Requirements: Scan the records and identify every line in which the string "page" occurs, then return those lines.

Material shown:
** Start **

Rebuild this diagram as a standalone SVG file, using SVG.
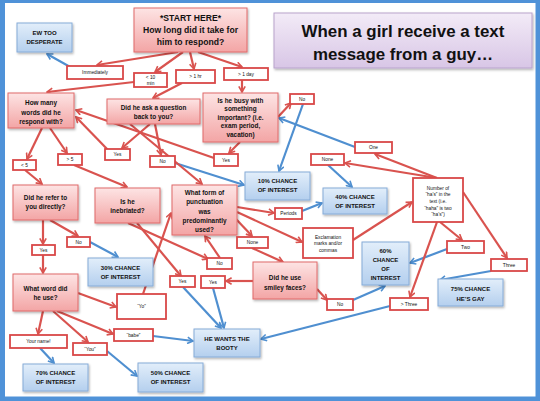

** End **
** Start **

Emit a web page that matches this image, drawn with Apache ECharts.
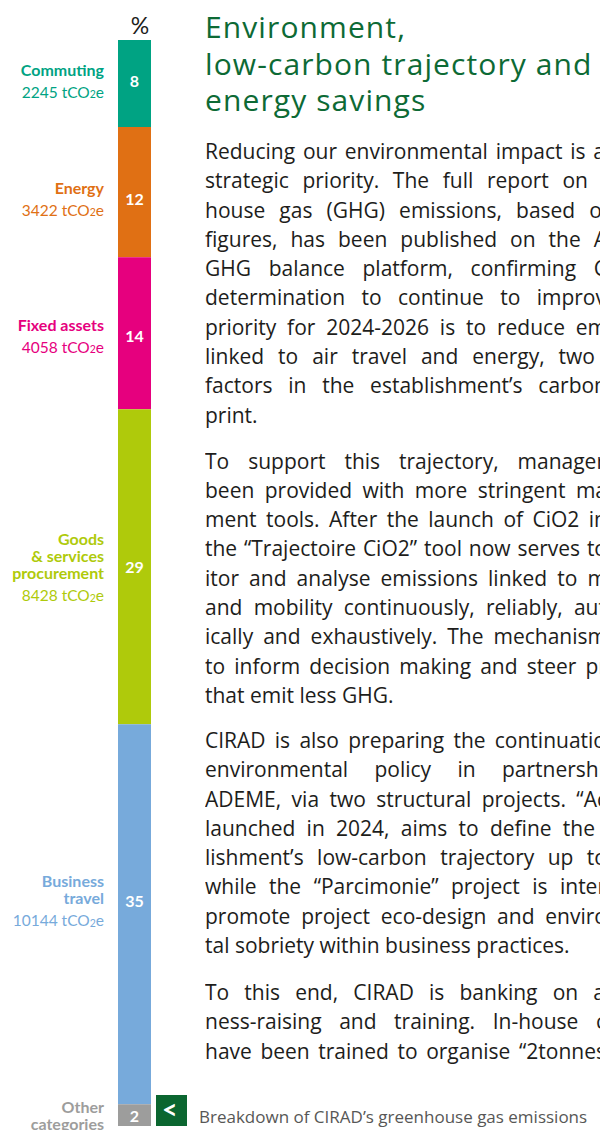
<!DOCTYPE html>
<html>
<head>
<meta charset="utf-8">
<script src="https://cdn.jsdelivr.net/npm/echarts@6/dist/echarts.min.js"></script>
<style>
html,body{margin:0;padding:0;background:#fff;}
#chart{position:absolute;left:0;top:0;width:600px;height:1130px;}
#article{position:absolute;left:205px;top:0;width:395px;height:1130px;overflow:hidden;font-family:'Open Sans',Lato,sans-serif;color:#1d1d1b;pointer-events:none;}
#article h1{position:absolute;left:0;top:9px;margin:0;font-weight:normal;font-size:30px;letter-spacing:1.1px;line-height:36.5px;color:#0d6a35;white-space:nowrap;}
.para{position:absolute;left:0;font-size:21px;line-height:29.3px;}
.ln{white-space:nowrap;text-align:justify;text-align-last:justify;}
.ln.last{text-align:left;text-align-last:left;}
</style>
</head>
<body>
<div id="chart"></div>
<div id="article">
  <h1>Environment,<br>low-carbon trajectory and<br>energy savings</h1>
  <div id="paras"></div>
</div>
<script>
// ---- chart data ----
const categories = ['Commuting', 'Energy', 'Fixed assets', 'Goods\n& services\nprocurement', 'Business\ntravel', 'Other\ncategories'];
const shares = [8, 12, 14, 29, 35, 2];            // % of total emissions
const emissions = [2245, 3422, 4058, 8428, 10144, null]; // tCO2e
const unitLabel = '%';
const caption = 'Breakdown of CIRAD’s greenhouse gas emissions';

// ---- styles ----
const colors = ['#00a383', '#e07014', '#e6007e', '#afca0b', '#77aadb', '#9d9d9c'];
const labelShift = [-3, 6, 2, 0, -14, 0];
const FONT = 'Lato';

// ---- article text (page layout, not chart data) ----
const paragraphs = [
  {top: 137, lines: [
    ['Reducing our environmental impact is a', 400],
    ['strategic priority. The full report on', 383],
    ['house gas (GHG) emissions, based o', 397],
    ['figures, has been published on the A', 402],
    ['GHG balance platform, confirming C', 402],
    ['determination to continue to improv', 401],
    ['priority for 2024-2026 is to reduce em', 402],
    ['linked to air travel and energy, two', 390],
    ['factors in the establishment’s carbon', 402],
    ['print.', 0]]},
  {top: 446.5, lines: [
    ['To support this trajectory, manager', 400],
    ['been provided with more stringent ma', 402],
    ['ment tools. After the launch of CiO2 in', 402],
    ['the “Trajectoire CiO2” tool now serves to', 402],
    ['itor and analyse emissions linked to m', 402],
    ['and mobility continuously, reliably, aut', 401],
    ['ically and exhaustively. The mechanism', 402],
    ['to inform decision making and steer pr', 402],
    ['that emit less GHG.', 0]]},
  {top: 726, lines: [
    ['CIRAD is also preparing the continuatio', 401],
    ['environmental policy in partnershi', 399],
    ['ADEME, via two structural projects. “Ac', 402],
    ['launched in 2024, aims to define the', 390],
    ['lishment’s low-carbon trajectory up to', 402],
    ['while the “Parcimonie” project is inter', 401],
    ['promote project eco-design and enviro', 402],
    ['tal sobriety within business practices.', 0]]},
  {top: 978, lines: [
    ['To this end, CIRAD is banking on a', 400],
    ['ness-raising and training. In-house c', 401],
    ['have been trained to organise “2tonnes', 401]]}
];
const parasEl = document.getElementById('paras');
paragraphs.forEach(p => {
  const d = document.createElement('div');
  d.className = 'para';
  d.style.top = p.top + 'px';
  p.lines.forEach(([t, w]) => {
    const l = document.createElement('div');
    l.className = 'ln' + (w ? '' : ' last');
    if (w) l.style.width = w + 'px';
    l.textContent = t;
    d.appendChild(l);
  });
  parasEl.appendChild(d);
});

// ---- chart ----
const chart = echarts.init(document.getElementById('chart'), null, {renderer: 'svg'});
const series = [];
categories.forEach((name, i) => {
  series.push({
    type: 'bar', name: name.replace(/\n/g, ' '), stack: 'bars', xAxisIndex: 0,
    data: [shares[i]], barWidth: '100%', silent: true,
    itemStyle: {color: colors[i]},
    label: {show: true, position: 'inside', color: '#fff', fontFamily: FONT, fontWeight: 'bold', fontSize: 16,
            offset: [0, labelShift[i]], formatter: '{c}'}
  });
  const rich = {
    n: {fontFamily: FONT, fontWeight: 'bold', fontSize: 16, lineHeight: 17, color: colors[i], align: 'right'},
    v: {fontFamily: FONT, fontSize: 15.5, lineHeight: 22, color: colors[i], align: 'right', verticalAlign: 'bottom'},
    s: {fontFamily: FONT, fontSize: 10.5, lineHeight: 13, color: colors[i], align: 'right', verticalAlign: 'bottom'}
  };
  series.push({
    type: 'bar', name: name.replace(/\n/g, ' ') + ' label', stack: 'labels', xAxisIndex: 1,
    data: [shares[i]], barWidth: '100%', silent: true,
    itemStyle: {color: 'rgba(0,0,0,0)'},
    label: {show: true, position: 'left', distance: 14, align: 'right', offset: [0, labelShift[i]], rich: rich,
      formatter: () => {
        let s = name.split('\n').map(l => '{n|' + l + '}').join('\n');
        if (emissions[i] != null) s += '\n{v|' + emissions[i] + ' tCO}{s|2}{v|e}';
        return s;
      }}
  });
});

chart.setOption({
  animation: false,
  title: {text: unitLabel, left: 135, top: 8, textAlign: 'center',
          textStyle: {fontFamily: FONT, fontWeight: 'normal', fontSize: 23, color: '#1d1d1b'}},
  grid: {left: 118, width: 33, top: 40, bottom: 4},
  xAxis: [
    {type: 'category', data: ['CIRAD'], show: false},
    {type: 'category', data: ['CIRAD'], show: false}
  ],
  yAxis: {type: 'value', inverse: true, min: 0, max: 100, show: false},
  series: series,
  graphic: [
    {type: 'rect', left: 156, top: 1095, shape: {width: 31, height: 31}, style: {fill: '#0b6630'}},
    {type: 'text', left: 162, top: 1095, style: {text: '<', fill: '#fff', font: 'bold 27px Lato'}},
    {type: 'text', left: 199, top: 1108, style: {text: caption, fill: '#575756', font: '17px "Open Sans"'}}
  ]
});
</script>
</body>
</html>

** End **

Written answer:
Emit a web page that matches this image, drawn with Apache ECharts.
// ---- article text (page layout, not chart data) ----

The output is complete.